Given instruction: Copy exactly, and only, the lines below from the first through the one containing "Chart.register(...registerables);", both included; pictures are omitted.

Data excerpt:
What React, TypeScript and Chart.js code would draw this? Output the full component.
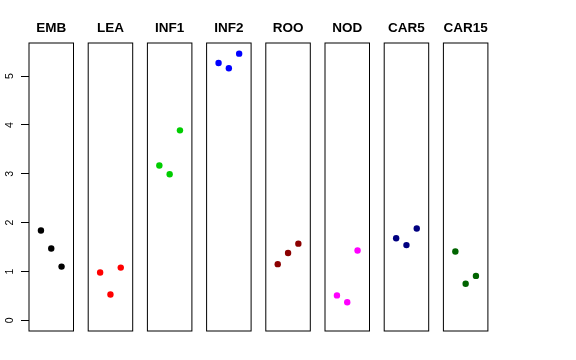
import React, { useEffect, useRef } from "react";
import { Chart, registerables } from "chart.js";

Chart.register(...registerables);

// ---- data ----
const categories = ["EMB", "LEA", "INF1", "INF2", "ROO", "NOD", "CAR5", "CAR15"];
const replicates = [1, 2, 3];
const embValues = [1.84, 1.47, 1.1];
const leaValues = [0.98, 0.53, 1.08];
const inf1Values = [3.17, 2.99, 3.89];
const inf2Values = [5.27, 5.16, 5.46];
const rooValues = [1.15, 1.38, 1.57];
const nodValues = [0.51, 0.37, 1.43];
const car5Values = [1.68, 1.54, 1.88];
const car15Values = [1.41, 0.75, 0.91];
const seriesValues = [embValues, leaValues, inf1Values, inf2Values, rooValues, nodValues, car5Values, car15Values];
const seriesColors = ["#000000", "#FF0000", "#00CD00", "#0000FF", "#8B0000", "#FF00FF", "#000080", "#006400"];
const yTickValues = [0, 1, 2, 3, 4, 5];

// ---- layout ----
const W = 576;
const H = 360;
const FIRST_LEFT = 29;
const STEP = 59.2;
const PANEL_W = 44.5;
const BOTTOM = 331;
const Y_MIN = -0.2184;
const Y_MAX = 5.6784;
const X_MIN = -0.16;
const X_MAX = 4.16;
const FONT = "'Liberation Sans', Arial, Helvetica, sans-serif";

const boxPlugin = {
  id: "panelBox",
  afterDraw(chart: any) {
    const { left, top, right, bottom } = chart.chartArea;
    const ctx = chart.ctx;
    ctx.save();
    ctx.strokeStyle = "#000000";
    ctx.lineWidth = 1;
    ctx.strokeRect(left, top, right - left, bottom - top);
    ctx.restore();
  },
};

function Panel({ index }: { index: number }) {
  const ref = useRef<HTMLCanvasElement | null>(null);
  useEffect(() => {
    if (!ref.current) return;
    const left = FIRST_LEFT + STEP * index;
    const right = left + PANEL_W;
    const withAxis = index === 0;
    const chart = new Chart(ref.current, {
      type: "scatter",
      data: {
        datasets: [
          {
            data: replicates.map((r, j) => ({ x: r, y: seriesValues[index][j] })),
            backgroundColor: seriesColors[index],
            borderColor: seriesColors[index],
            borderWidth: 0,
            pointRadius: 3.2,
            pointHoverRadius: 3.2,
            showLine: false,
            clip: false as any,
          },
        ],
      },
      options: {
        animation: false,
        responsive: false,
        devicePixelRatio: 1,
        events: [],
        layout: {
          padding: {
            left: withAxis ? 0 : left,
            right: W - right,
            top: 0,
            bottom: H - BOTTOM,
          },
        },
        plugins: {
          legend: { display: false },
          tooltip: { enabled: false },
          title: {
            display: true,
            text: categories[index],
            fullSize: false,
            color: "#000000",
            font: { size: 13.5, weight: "bold", family: FONT, lineHeight: 1.2 },
            padding: { top: 20.5, bottom: 6.3 },
          },
        },
        scales: {
          x: {
            type: "linear",
            min: X_MIN,
            max: X_MAX,
            display: false,
          },
          y: {
            type: "linear",
            min: Y_MIN,
            max: Y_MAX,
            display: withAxis,
            position: "left",
            afterBuildTicks: (s: any) => {
              s.ticks = yTickValues.map((v) => ({ value: v }));
            },
            afterFit: (s: any) => {
              s.width = withAxis ? FIRST_LEFT : 0;
            },
            grid: {
              display: true,
              drawOnChartArea: false,
              drawTicks: true,
              tickLength: 8,
              color: "#000000",
              lineWidth: 1,
            },
            border: { display: false },
            ticks: {
              minRotation: 90,
              maxRotation: 90,
              crossAlign: "center",
              padding: 8.2,
              color: "#000000",
              font: { size: 10.5, family: FONT },
              callback: (v: any) => String(v),
            },
          },
        },
      },
      plugins: [boxPlugin],
    } as any);
    return () => chart.destroy();
  }, [index]);
  return (
    <canvas
      ref={ref}
      width={W}
      height={H}
      style={{ position: "absolute", left: 0, top: 0, width: W, height: H }}
    />
  );
}

export default function App() {
  return (
    <div
      style={{
        position: "fixed",
        left: 0,
        top: 0,
        width: W,
        height: H,
        background: "#ffffff",
        overflow: "hidden",
      }}
    >
      {categories.map((c, i) => (
        <Panel key={c} index={i} />
      ))}
    </div>
  );
}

Complete response:
What React, TypeScript and Chart.js code would draw this? Output the full component.
import React, { useEffect, useRef } from "react";
import { Chart, registerables } from "chart.js";

Chart.register(...registerables);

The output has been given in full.